§ To be done
Report every line below that holds the word "chart".

§ Data provided

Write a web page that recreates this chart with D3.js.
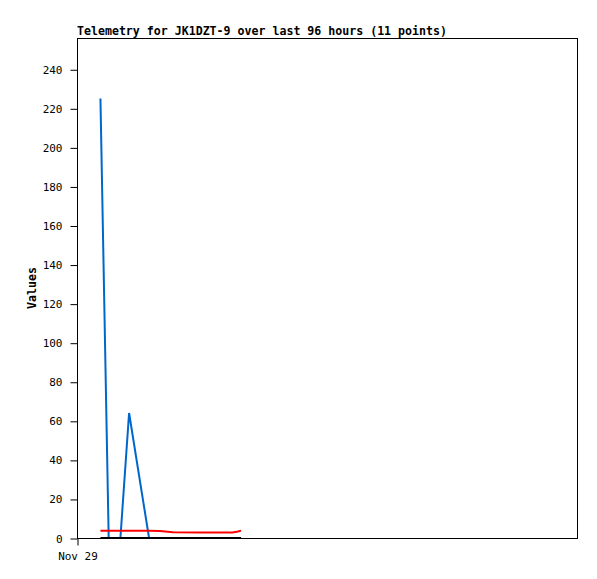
<!DOCTYPE html>
<html>
<head>
<meta charset="utf-8">
<script src="https://cdn.jsdelivr.net/npm/d3@7"></script>
<style>
  body { margin: 0; background: #fff; }
  text { font-family: "DejaVu Sans Mono", "Liberation Mono", monospace; }
</style>
</head>
<body>
<svg id="chart" width="597" height="579"></svg>
<script>
// telemetry samples (11 points)
const times = [
  "2023-11-29T04:30Z", "2023-11-29T06:05Z", "2023-11-29T08:20Z", "2023-11-29T10:00Z",
  "2023-11-29T13:50Z", "2023-11-29T15:55Z", "2023-11-29T18:25Z", "2023-11-29T23:35Z",
  "2023-11-30T05:50Z", "2023-11-30T06:55Z", "2023-11-30T07:30Z"
]
const blueValues = [225, 0, 0, 64, 0, 0, 0, 0, 0, 0, 0]
const redValues = [3.7, 3.7, 3.7, 3.7, 3.7, 3.6, 2.9, 2.8, 2.8, 3.3, 3.8]
const blackValues = [0, 0, 0, 0, 0, 0, 0, 0, 0, 0, 0]
const yTicks = [0, 20, 40, 60, 80, 100, 120, 140, 160, 180, 200, 220, 240]
const xTickLabels = ["Nov 29"]

const width = 597, height = 579
const marginLeft = 77, marginTop = 38, marginRight = 20, marginBottom = 41

const svg = d3.select('#chart')

const xScale = d3.scaleUtc([new Date("2023-11-29T00:00Z"), new Date("2023-12-03T00:00Z")],
  [marginLeft, width - marginRight])
const yScale = d3.scaleLinear([0, 256], [height - marginBottom, marginTop])

// frame
svg.append('rect')
  .attr('x', marginLeft + 0.5)
  .attr('y', marginTop + 0.5)
  .attr('width', width - marginRight - marginLeft)
  .attr('height', height - marginBottom - marginTop)
  .attr('fill', 'none')
  .attr('stroke', 'black')

const yAxis = d3.axisLeft(yScale).tickValues(yTicks).tickSize(7).tickPadding(8)
svg.append('g')
  .attr('transform', `translate(${marginLeft + 0.5}, 0.5)`)
  .call(yAxis)
  .call(g => g.select('.domain').remove())
  .call(g => g.selectAll('text').attr('font-size', 11).attr('font-family', '"DejaVu Sans Mono", monospace'))

const xAxis = d3.axisBottom(xScale)
  .tickValues([new Date("2023-11-29T00:00Z")])
  .tickFormat((d, i) => xTickLabels[i])
  .tickSize(7).tickPadding(7)
svg.append('g')
  .attr('transform', `translate(0.5, ${height - marginBottom + 0.5})`)
  .call(xAxis)
  .call(g => g.select('.domain').remove())
  .call(g => g.selectAll('text').attr('font-size', 11).attr('font-family', '"DejaVu Sans Mono", monospace'))

const line = d3.line()
  .x((d, i) => xScale(new Date(times[i])))
  .y(d => yScale(d))

const series = [
  {values: blueValues, color: '#0066cc'},
  {values: redValues, color: '#ff0000'},
  {values: blackValues, color: '#000000'}
]
series.forEach(s => {
  svg.append('path')
    .attr('d', line(s.values))
    .attr('fill', 'none')
    .attr('stroke', s.color)
    .attr('stroke-width', 2)
})

// title and axis label
svg.append('text')
  .attr('x', marginLeft)
  .attr('y', 35)
  .attr('font-size', 11.6)
  .attr('font-weight', 'bold')
  .text('Telemetry for JK1DZT-9 over last 96 hours (11 points)')

svg.append('text')
  .attr('transform', `translate(36, ${(marginTop + height - marginBottom) / 2}) rotate(-90)`)
  .attr('text-anchor', 'middle')
  .attr('font-size', 11.6)
  .attr('font-weight', 'bold')
  .text('Values')
</script>
</body>
</html>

§ Answer for the task
Write a web page that recreates this chart with D3.js.
<svg id="chart" width="597" height="579"></svg>
const svg = d3.select('#chart')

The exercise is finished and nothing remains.